I believe this document presents a reasonable approach to providing integrity and confidentiality protection to RADIUS packets as well as cipher suite agility. The principal security concern is that when deploying RADIUS/TLS, the system will be vulnerable to bid-down attacks to RADIUS/UDP until either the RADIUS client or the RADIUS server disables support for RADIUS/UDP. This type of bid-down attack seems to be unavoidable and is well-documented in the security considerations.

I have a small number of additional comments below:

-- I would strongly advise changing all instances of the phrase "acceptable Certification Authority" to "trusted Certification Authority" in order to be consistent with terminology in TLS 1.2 (RFC 5246). (I found instances of the phrase "acceptable Certification Authority" on the bottom of page 5 and the top of page 6.) I would also change "acceptable certificate" to "trusted certificate" in the fingerprint bullet on page 6.

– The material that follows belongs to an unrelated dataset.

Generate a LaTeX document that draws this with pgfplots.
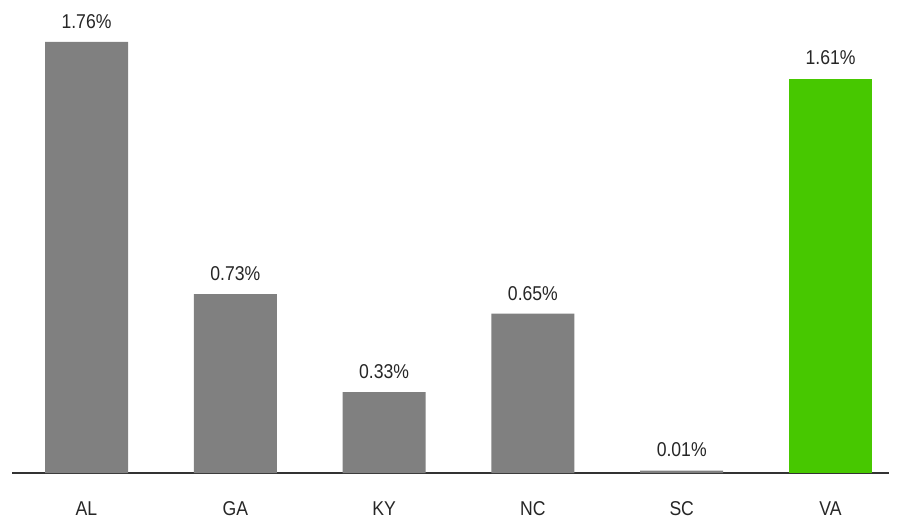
\documentclass[border=0pt]{standalone}
\usepackage{pgfplots}
\pgfplotsset{compat=1.18}
\usepackage{fontspec}
\setmainfont[FakeStretch=0.88]{Liberation Sans}
\definecolor{bargray}{HTML}{808080}
\definecolor{bargreen}{HTML}{47C800}
\definecolor{txt}{HTML}{262626}
\begin{document}
\begin{tikzpicture}[x=1pt,y=1pt]
\begin{axis}[
  at={(12pt,46pt)}, anchor=south west,
  scale only axis,
  width=877pt, height=473pt,
  xmin=-0.5007, xmax=5.393,
  ymin=0, ymax=1.9306,
  axis x line*=bottom,
  axis y line=none,
  x axis line style={draw=black!80, line width=1.2pt, -},
  xtick={0,1,2,3,4,5},
  xticklabels={AL,GA,KY,NC,SC,VA},
  major tick length=0pt,
  xticklabel style={font=\fontsize{20}{23}\selectfont, text=txt, yshift=-25pt},
  ybar, bar width=83pt, bar shift=0pt,
  nodes near coords={\pgfmathprintnumber[fixed,fixed zerofill,precision=2]{\pgfplotspointmeta}\%},
  nodes near coords style={font=\fontsize{20}{23}\selectfont, text=txt, anchor=south, yshift=10pt},
  /pgf/number format/assume math mode=true,
]
\addplot[draw=none, fill=bargray] coordinates {(0,1.76) (1,0.73) (2,0.33) (3,0.65) (4,0.01)};
\addplot[draw=none, fill=bargreen] coordinates {(5,1.61)};
\end{axis}
\pgfresetboundingbox
\path (0,0) rectangle (901,519);
\end{tikzpicture}
\end{document}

-- In bulleted list number 2 on page 5 (Section 2.3), bullets 4 and 9 seem to be redundant. Furthermore, I find it unusual to have a normative mandate that compliant implementations MUST NOT negotiate ciphersuites that do not provide confidentiality protection. (It is very common when discussing ciphersuite negotiation to mandate that implementations support certain ciphersuites offer confidentiality protection, but saying that a user MUST NOT be able to configure the implementation to use a NULL-encryption cipher suite is quite unusual.) After reading the security considerations section, I believe that the reason you have this normative requirement is because RADIUS packets include user-passwords which always require confidentiality protection. However, because the normative requirement is unusual, I would either add a sentence to 2.3 explaining the requirement or else put a forward reference to Section 6 (Security Considerations) for explanation.

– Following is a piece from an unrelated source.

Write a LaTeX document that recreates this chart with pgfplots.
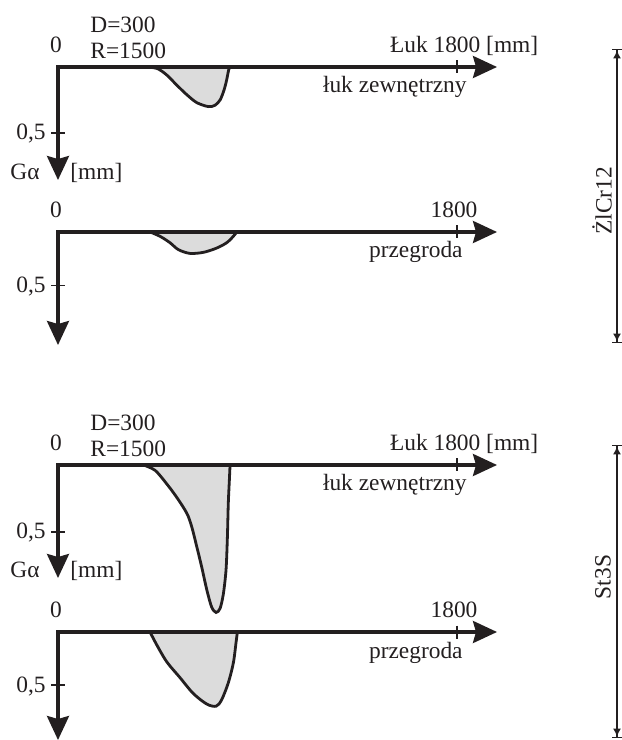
\documentclass[border=0pt]{standalone}
\usepackage{fontspec}
\setmainfont{Liberation Serif}
\usepackage{pgfplots}
\pgfplotsset{compat=1.18}
\usetikzlibrary{arrows.meta}
\definecolor{ink}{RGB}{35,31,32}
\definecolor{flaw}{RGB}{220,220,220}

\tikzset{
  axisline/.style={ink, line width=1.6pt, line join=miter,
    {Stealth[length=12pt,width=11pt,inset=1.5pt]}-{Stealth[length=12pt,width=11pt,inset=1.5pt]}},
  tickline/.style={ink, line width=0.7pt},
}
\pgfplotsset{
  panel/.style={
    scale only axis, width=219.5pt,
    xmin=0, xmax=1980, ymin=0, y dir=reverse,
    axis lines=none, clip=false,
    anchor=origin,
  },
  flaw/.style={ink, line width=1.4pt, fill=flaw, smooth, tension=0.5},
}
% axes drawn from the arrow tip on x, through the origin, to the arrow tip on y
\newcommand\frameaxes[1]{%
  \draw[axisline] (axis cs:1980,0) -- (axis cs:0,0) -- (axis cs:0,#1);
  \draw[tickline] (axis cs:1800,0) ++(0,3.25pt) -- ++(0,-6.5pt);
  \draw[tickline] (axis cs:0,0.5) ++(-3.5pt,0) -- ++(7pt,0);
}

\begin{document}
\begin{tikzpicture}[x=0.5pt, y=0.5pt,
  every node/.style={inner sep=0pt, text=ink, font=\fontsize{11.7pt}{14pt}\selectfont}]
\useasboundingbox (0,0) rectangle (622,740);

% --- ZlCr12, outer arc
\begin{axis}[panel, at={(29pt,336.5pt)}, ymax=0.856, height=56.5pt]
\addplot[flaw] coordinates {(385,0) (445,0.01) (490,0.06) (535,0.136) (581,0.21)
  (626,0.27) (678,0.30) (708,0.29) (731,0.25) (749,0.174) (761,0.096) (770,0.02) (776,0)};
\frameaxes{0.856}
\end{axis}
\node[anchor=base] at (56,687) {0};
\node[anchor=base west] at (90,707) {D=300};
\node[anchor=base west] at (90,681) {R=1500};
\node[anchor=base] at (457,687) {\llap{Łuk }1800\rlap{ [mm]}};
\node[anchor=base east] at (467,647) {łuk zewnętrzny};
\node[anchor=base east] at (46,600) {0,5};
\node[anchor=base east] at (40,560) {Gα};
\node[anchor=base west] at (70,560) {[mm]};

% --- ZlCr12, partition
\begin{axis}[panel, at={(29pt,254pt)}, ymax=1.056, height=56.5pt]
\addplot[flaw] coordinates {(415,0) (460,0.04) (505,0.10) (543,0.165) (595,0.20)
  (656,0.19) (716,0.15) (761,0.10) (791,0.04) (806,0)};
\frameaxes{1.056}
\end{axis}
\node[anchor=base] at (56,522) {0};
\node[anchor=base] at (454,522) {1800};
\node[anchor=base east] at (463,482) {przegroda};
\node[anchor=base east] at (46,447) {0,5};

% --- St3S, outer arc
\begin{axis}[panel, at={(29pt,137.5pt)}, ymax=0.843, height=56.5pt]
\addplot[flaw] coordinates {(385,0) (438,0.04) (490,0.14) (535,0.24) (581,0.36)
  (603,0.46) (626,0.61) (648,0.76) (671,0.93) (693,1.06) (713,1.10) (731,1.07)
  (746,0.96) (758,0.78) (764,0.54) (768,0.29) (773,0.11) (776,0)};
\frameaxes{0.843}
\end{axis}
\node[anchor=base] at (56,289) {0};
\node[anchor=base west] at (90,309) {D=300};
\node[anchor=base west] at (90,283) {R=1500};
\node[anchor=base] at (457,289) {\llap{Łuk }1800\rlap{ [mm]}};
\node[anchor=base east] at (467,249) {łuk zewnętrzny};
\node[anchor=base east] at (46,201) {0,5};
\node[anchor=base east] at (40,162) {Gα};
\node[anchor=base west] at (70,162) {[mm]};

% --- St3S, partition
\begin{axis}[panel, at={(29pt,54pt)}, ymax=1.019, height=54pt]
\addplot[flaw] coordinates {(415,0) (445,0.12) (490,0.28) (550,0.43) (610,0.58)
  (671,0.68) (713,0.70) (738,0.64) (768,0.48) (791,0.29) (803,0.10) (809,0)};
\frameaxes{1.019}
\end{axis}
\node[anchor=base] at (56,122) {0};
\node[anchor=base] at (454,122) {1800};
\node[anchor=base east] at (463,82) {przegroda};
\node[anchor=base east] at (46,47) {0,5};

% --- material brackets
\draw[ink, line width=0.7pt,
  {Bar[width=5pt]Latex[length=4pt,width=4pt]}-{Latex[length=4pt,width=4pt]Bar[width=5pt]}]
  (617,691) -- (617,397);
\node[rotate=90] at (602,539) {ŻlCr12};
\draw[ink, line width=0.7pt,
  {Bar[width=5pt]Latex[length=4pt,width=4pt]}-{Latex[length=4pt,width=4pt]Bar[width=5pt]}]
  (617,295) -- (617,2);
\node[rotate=90] at (603,163) {St3S};
\end{tikzpicture}
\end{document}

-- I found the fingerprint bullet on page 6 to be a bit confusing. My understanding (after reading it several times) is that you are specifying a particular ASCII encoding for certificate fingerprints. In particular, you are mandating that each of the 20 bytes of the certificate fingerprint be encoded as a pair of hexadecimal digits and that the encoding for the fingerprint is the string "sha-1:" followed by the encodings of these 20 bytes separated by colons. I am not sure what the clearest way is to get across this meaning. However, the first time I read I read the current text it was not clear to me that the document was mandating a particular ASCII encoding of certificate fingerprints. (Question: Is there an interoperability failure if two RADIUS devices do not agree on the encoding of a certificate fingerprint? If the fingerprint is just something that is configured, calculated and used locally then it doesn't seem to matter whether one implementation uses the ASCII string: "sha-1:E1:2D:53 ... 9D" and another implementation uses the UTF-8 string "SHA-1:e1:2d:53 ... 9d".)